There is a short film adaptation (2006) credited to director Vince Marcello, with RuPaul playing Miss Strict. Feature-film development has been reported, but no widely verified release has followed.
Why does the show feel like both parody and sincerity?
Because the lyric strategy uses 1950s-style “public” language to mock social rules, then lets private songs admit what the public won’t say. The joke and the heartbreak share the same chord changes.
What should I listen to first if I want the show’s whole argument quickly?
Start with “Rules, Regulations, and Respect,” then jump to “Blast From the Past,” then “Forbidden Love.” Those three show you the system, the disruption, and the emotional cost.

Key Contributors

Name Role Contribution
John Dempsey Book & Lyrics Builds the show’s central weapon: cheerful language used to enforce cruelty, then unravel it.
Dana P. Rowe Composer Writes period-flavored hooks that let satire land without slowing the plot.
Hugh M. Murphy Story (credit in Atomic Edition materials) Co-credited story basis for licensed youth-theatre adaptation documentation.
Marc Tumminelli Adapter Adapted “Zombie Prom: Atomic Edition” for youth-theatre licensing.
Philip William McKinley Director (original Off-Broadway production) Staged the original Off-Broadway version referenced in major production summaries.
Vince Marcello Director (short film) Directed the 2006 short film adaptation that keeps the title circulating beyond theatre.
RuPaul Performer (short film) Played Principal Strict in the short film adaptation, a casting gag with real star power.
Concord Theatricals Licensing Current licensing home; publishes song list, synopsis, and the Atomic Edition pathway.

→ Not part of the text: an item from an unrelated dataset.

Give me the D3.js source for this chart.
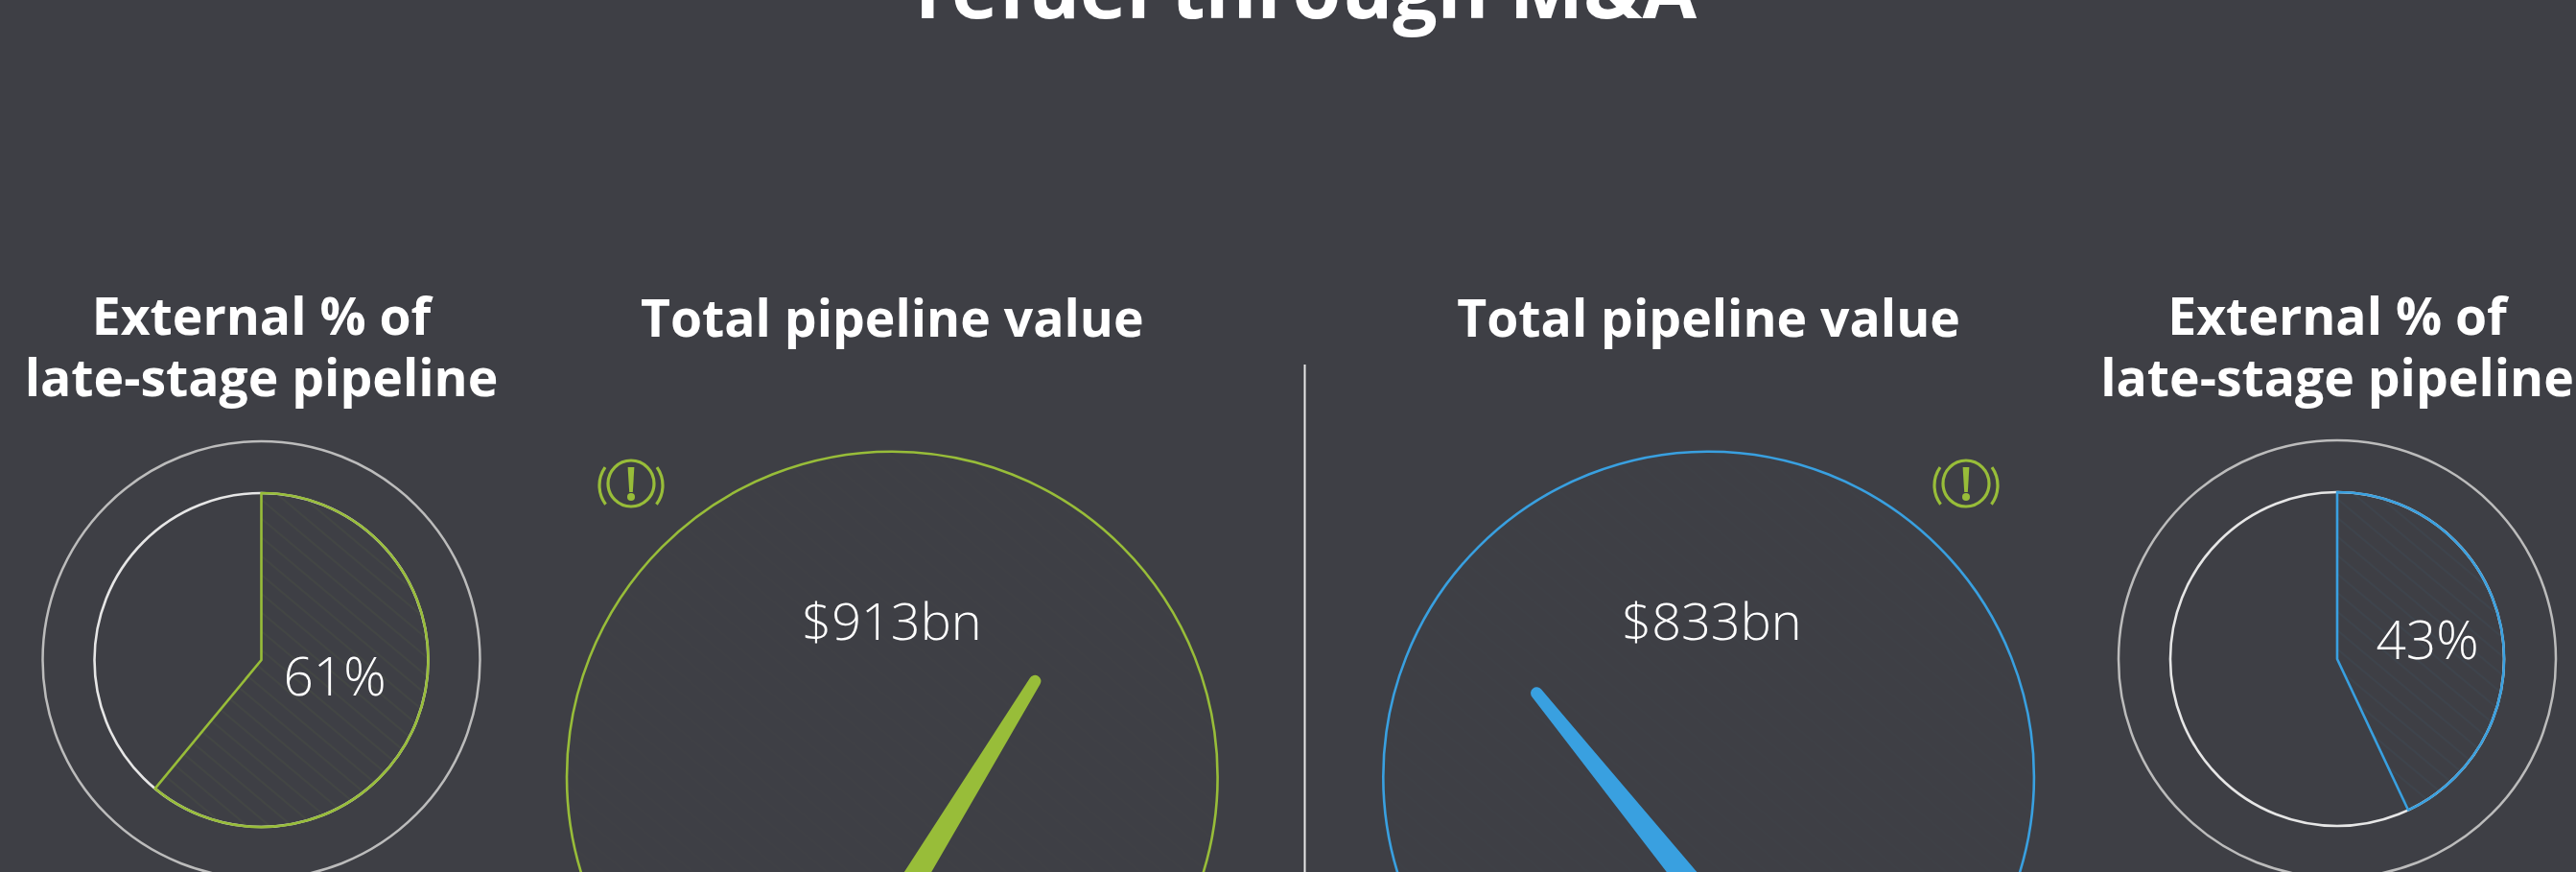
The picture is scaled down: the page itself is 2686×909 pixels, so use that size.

References & Verification: Concord Theatricals show page and Atomic Edition listing (song list, edition credits, synopsis); “Zombie Prom: Atomic Edition” licensed PDF packet (time/setting, scene and song cues, production history); Apple Music and Spotify album listings for cast recording metadata; Playbill coverage for digital cast recording availability and film-development reporting; Variety review for original critical framing; Londonist and WhatsOnStage for the 2009 UK premiere context; Wikipedia for consolidated production timeline and the embedded Brantley excerpt where the original article is access-restricted.